Good suggestion! From what we've heard from academic users, they'll want a DOI for a specific version, e.g., data from a particular paper or journal article. Any thing else we should watch out for?
It's problematic when data publisher != data user/paper writer. I'm not familiar enough with DOI minting and therefore don't know what issues DOI generation on large scales for miniscule changes in the data might bring. Ultimately, if I make data openly available the worst case is that every change to the data requires a new DOI as I don't know how many people have downloaded earlier versions and not published on those yet / don't care about my added cleaning (or think it's wrong). I haven't done it in a while, but github's collaboration with Zenodo results in a zip file hosted there. Obviously, that reduces the amount of DOIs created but it's not great.

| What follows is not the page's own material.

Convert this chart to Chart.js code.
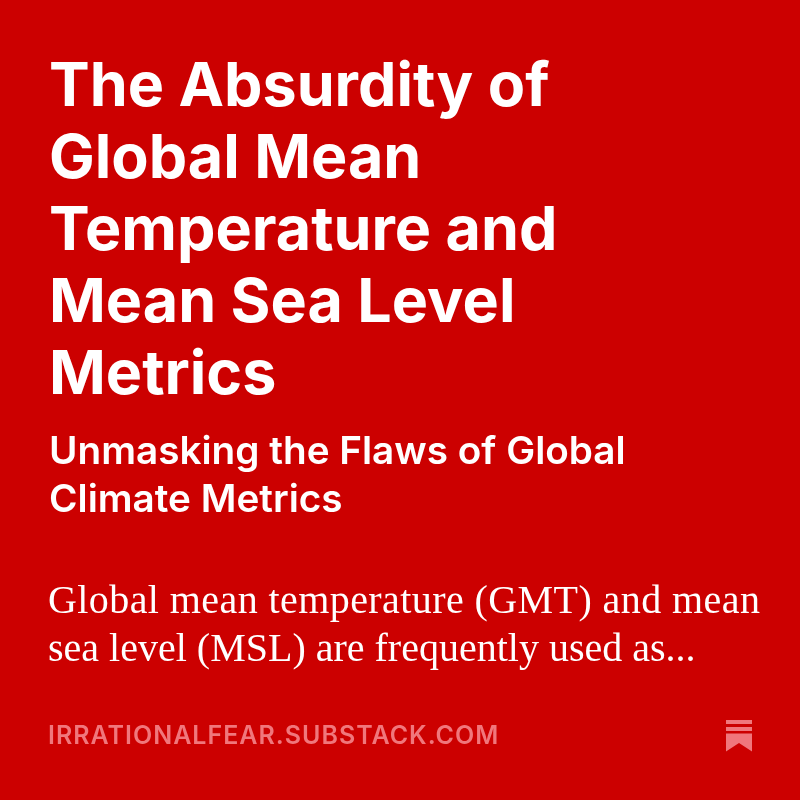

As soon as my code changes, and someone uses that version in a paper, they'll use the old DOI. Potentially resulting in not reproducible results. The same is true for data. On the researcher side, you may end up with 100s of DOIs, each with zero-few citations. Also not great. A happy medium might be to leave it to the data generator to create DOIs for set versions, and drop anyone trying to resolve the DOI on a landing page that provides links to that original version and any updates since (maybe indicating later releases that have DOIs attached separately). Certainly would make me as data user / supplier happy.
Thanks for describing the problem. That's really interesting. We can certainly aggregate counts of downloads and installs across versions in Quilt. I'll definitely look into providing DOIs within Quilt and see if it's something we can do.